» The problem
All of the listing below must be repeated word for word. Pictures are the only thing to omit.

☆ ☆ ☆ ☆ ☆ ☆ ☆

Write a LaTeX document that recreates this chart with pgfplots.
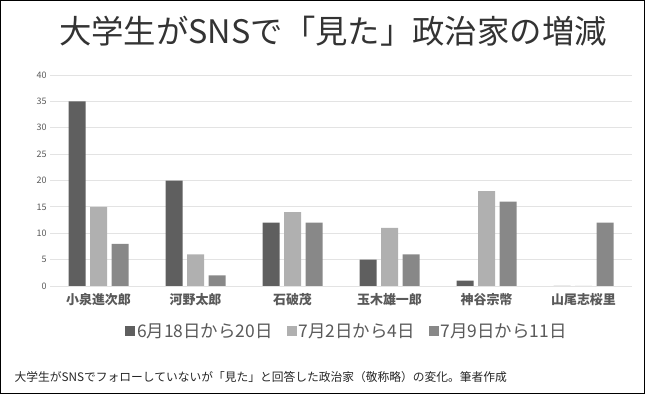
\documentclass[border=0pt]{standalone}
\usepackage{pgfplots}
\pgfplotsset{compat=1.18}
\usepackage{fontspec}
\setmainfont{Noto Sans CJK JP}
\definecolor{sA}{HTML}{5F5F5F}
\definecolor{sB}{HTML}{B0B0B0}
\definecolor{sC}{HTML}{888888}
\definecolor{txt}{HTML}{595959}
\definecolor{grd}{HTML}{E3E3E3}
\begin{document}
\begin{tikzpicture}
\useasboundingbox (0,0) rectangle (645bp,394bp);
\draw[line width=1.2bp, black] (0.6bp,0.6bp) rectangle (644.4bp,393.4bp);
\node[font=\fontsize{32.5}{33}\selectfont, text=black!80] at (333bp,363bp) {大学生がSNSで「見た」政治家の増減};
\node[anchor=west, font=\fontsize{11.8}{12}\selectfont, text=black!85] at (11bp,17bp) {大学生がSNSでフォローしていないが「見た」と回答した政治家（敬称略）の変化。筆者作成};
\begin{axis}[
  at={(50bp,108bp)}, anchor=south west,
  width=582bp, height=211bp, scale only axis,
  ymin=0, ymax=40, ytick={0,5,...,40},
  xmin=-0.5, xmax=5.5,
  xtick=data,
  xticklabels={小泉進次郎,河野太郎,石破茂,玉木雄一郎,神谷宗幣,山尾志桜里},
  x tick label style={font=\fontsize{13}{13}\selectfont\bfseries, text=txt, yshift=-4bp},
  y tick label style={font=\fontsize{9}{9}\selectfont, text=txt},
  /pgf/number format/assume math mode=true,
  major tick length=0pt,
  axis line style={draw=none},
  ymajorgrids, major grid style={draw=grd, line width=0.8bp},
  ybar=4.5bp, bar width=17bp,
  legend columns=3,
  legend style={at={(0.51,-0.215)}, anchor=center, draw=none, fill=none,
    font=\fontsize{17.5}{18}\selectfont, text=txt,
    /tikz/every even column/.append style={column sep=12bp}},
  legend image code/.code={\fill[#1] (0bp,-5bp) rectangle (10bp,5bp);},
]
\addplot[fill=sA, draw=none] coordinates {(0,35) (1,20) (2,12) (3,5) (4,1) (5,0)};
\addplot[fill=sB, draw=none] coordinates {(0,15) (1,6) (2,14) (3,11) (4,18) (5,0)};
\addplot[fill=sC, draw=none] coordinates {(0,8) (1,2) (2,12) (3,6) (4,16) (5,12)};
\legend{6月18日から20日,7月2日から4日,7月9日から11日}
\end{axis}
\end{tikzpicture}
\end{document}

☆ ☆ ☆ ☆ ☆ ☆ ☆

» Finished task
Write a LaTeX document that recreates this chart with pgfplots.
\documentclass[border=0pt]{standalone}
\usepackage{pgfplots}
\pgfplotsset{compat=1.18}
\usepackage{fontspec}
\setmainfont{Noto Sans CJK JP}
\definecolor{sA}{HTML}{5F5F5F}
\definecolor{sB}{HTML}{B0B0B0}
\definecolor{sC}{HTML}{888888}
\definecolor{txt}{HTML}{595959}
\definecolor{grd}{HTML}{E3E3E3}
\begin{document}
\begin{tikzpicture}
\useasboundingbox (0,0) rectangle (645bp,394bp);
\draw[line width=1.2bp, black] (0.6bp,0.6bp) rectangle (644.4bp,393.4bp);
\node[font=\fontsize{32.5}{33}\selectfont, text=black!80] at (333bp,363bp) {大学生がSNSで「見た」政治家の増減};
\node[anchor=west, font=\fontsize{11.8}{12}\selectfont, text=black!85] at (11bp,17bp) {大学生がSNSでフォローしていないが「見た」と回答した政治家（敬称略）の変化。筆者作成};
\begin{axis}[
  at={(50bp,108bp)}, anchor=south west,
  width=582bp, height=211bp, scale only axis,
  ymin=0, ymax=40, ytick={0,5,...,40},
  xmin=-0.5, xmax=5.5,
  xtick=data,
  xticklabels={小泉進次郎,河野太郎,石破茂,玉木雄一郎,神谷宗幣,山尾志桜里},
  x tick label style={font=\fontsize{13}{13}\selectfont\bfseries, text=txt, yshift=-4bp},
  y tick label style={font=\fontsize{9}{9}\selectfont, text=txt},
  /pgf/number format/assume math mode=true,
  major tick length=0pt,
  axis line style={draw=none},
  ymajorgrids, major grid style={draw=grd, line width=0.8bp},
  ybar=4.5bp, bar width=17bp,
  legend columns=3,
  legend style={at={(0.51,-0.215)}, anchor=center, draw=none, fill=none,
    font=\fontsize{17.5}{18}\selectfont, text=txt,
    /tikz/every even column/.append style={column sep=12bp}},
  legend image code/.code={\fill[#1] (0bp,-5bp) rectangle (10bp,5bp);},
]
\addplot[fill=sA, draw=none] coordinates {(0,35) (1,20) (2,12) (3,5) (4,1) (5,0)};
\addplot[fill=sB, draw=none] coordinates {(0,15) (1,6) (2,14) (3,11) (4,18) (5,0)};
\addplot[fill=sC, draw=none] coordinates {(0,8) (1,2) (2,12) (3,6) (4,16) (5,12)};
\legend{6月18日から20日,7月2日から4日,7月9日から11日}
\end{axis}
\end{tikzpicture}
\end{document}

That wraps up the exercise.